City Ordinances and Child Safety Zones
Parenting is a hard job, but most parents do their best to protect their children and keep them safe. Cities in Texas are interested in the same thing. Kyle, Texas is in the news because it recently adopted a city ordinance creating child safety zones with an accompanying map of areas prohibiting residency by sex offenders. The safety zones are areas sex offenders may not reside, and the map reflects the zones allowing their residence to be no less than 1000 feet away from the child safety zones. Sex offender residency ordinances are not new but the adoption of a map with the ordinance was notable leaving little area a registered sex offender may lawfully reside in Kyle.
A child safety zone is a condition of restriction on locations where offenders may go, as established by Texas law. Child safety zones are either issued by a judge through court orders or designated by the Texas Board of Pardons and Paroles as a condition of an offender’s release. Texas Government Code Sections 508.187, 508.225. The Board adopted 500 feet from property line to property line as the default standard distance for a child safety zone in 2017. Many cities in Texas have passed similar residency ordinances and the distance generally exceeds 500 feet.
If a sex offender is subject to a child safety zone, the offender may not go in or within a distance specified by the parole panel of certain premises where children commonly gather. (schools, day-care facility, playgrounds, youth centers, swimming pools, video arcades or other facility regularly holding events for children). Offenders may not supervise or participate in athletic, civic, or cultural activities or programs that include participants 17 or younger. Texas Government Code Sections 508.187, 508.225, and Texas Code Criminal Procedure Art. 42A, 453.
Chapter 62 of the Texas Code of Criminal Procedures details the Texas Sex Offender Registration Program. Just as it is titled, sex offenders must register with the local law enforcement agency wherever they reside. Most cities across Texas have adopted ordinances that restrict where a sex offender may live. Apparently, Kyle, Texas had never adopted such an ordinance.
In addition to registration requirements and residency restrictions, the Texas Department of Public Safety maintains a website where the public can put an address in and search the area to determine whether there are registered sex offenders living nearby. Upon registering with the local law enforcement agency, the superintendent of a school district is notified if an offender intends to reside, work, or attend school; or the victim of the offense was under 17 and a student; the offender is a student; or the offender registered due to possession or promotion of child pornography.
I have checked the website numerous times over the years as my daughter has grown up, and it is upsetting to me every time I do so. In fact, while writing this I checked and discovered a registered sex offender a mile from my home. The website is very informative and provides a photo, description, and most importantly full address. A stark reminder why cities write and adopt residence restriction ordinances.

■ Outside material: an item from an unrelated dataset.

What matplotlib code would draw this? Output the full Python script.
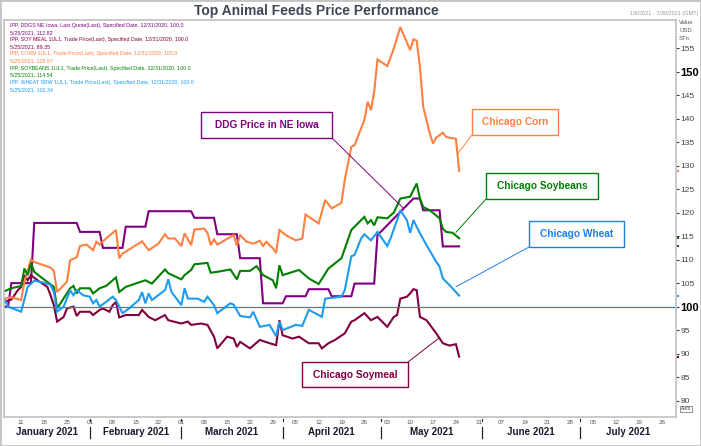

Home rule cities in Texas, such as Kyle, have the power to self-govern (Home Rule Amendment to Texas Constitution 1912), and in 2007 a Texas Attorney General opinion concluded sex offender residency restriction ordinances are complimentary to the Texas child safety zone statutes and state law did not preempt such an ordinance. Tex. Att’y Gen. Op. No. GA-0526.
Smaller cities, or general law cities were granted the same ordinance authority when the Texas legislature adopted Local Government Code Section 341.906 effective in 2017 restricting the ability of sex offenders to reside no closer than 1,000 feet from a “child safety zone”.
Presently, the 87th Texas legislative session has a partisan bill, Texas Senate Bill 441 and its companion bill HB 2133 in in the Criminal Justice committee that would allow counties in Texas to restrict sex offenders from child safety zones in the unincorporated area of the county. The new bill defines child safety zone in the same manner; however, the statutory definition does not include churches.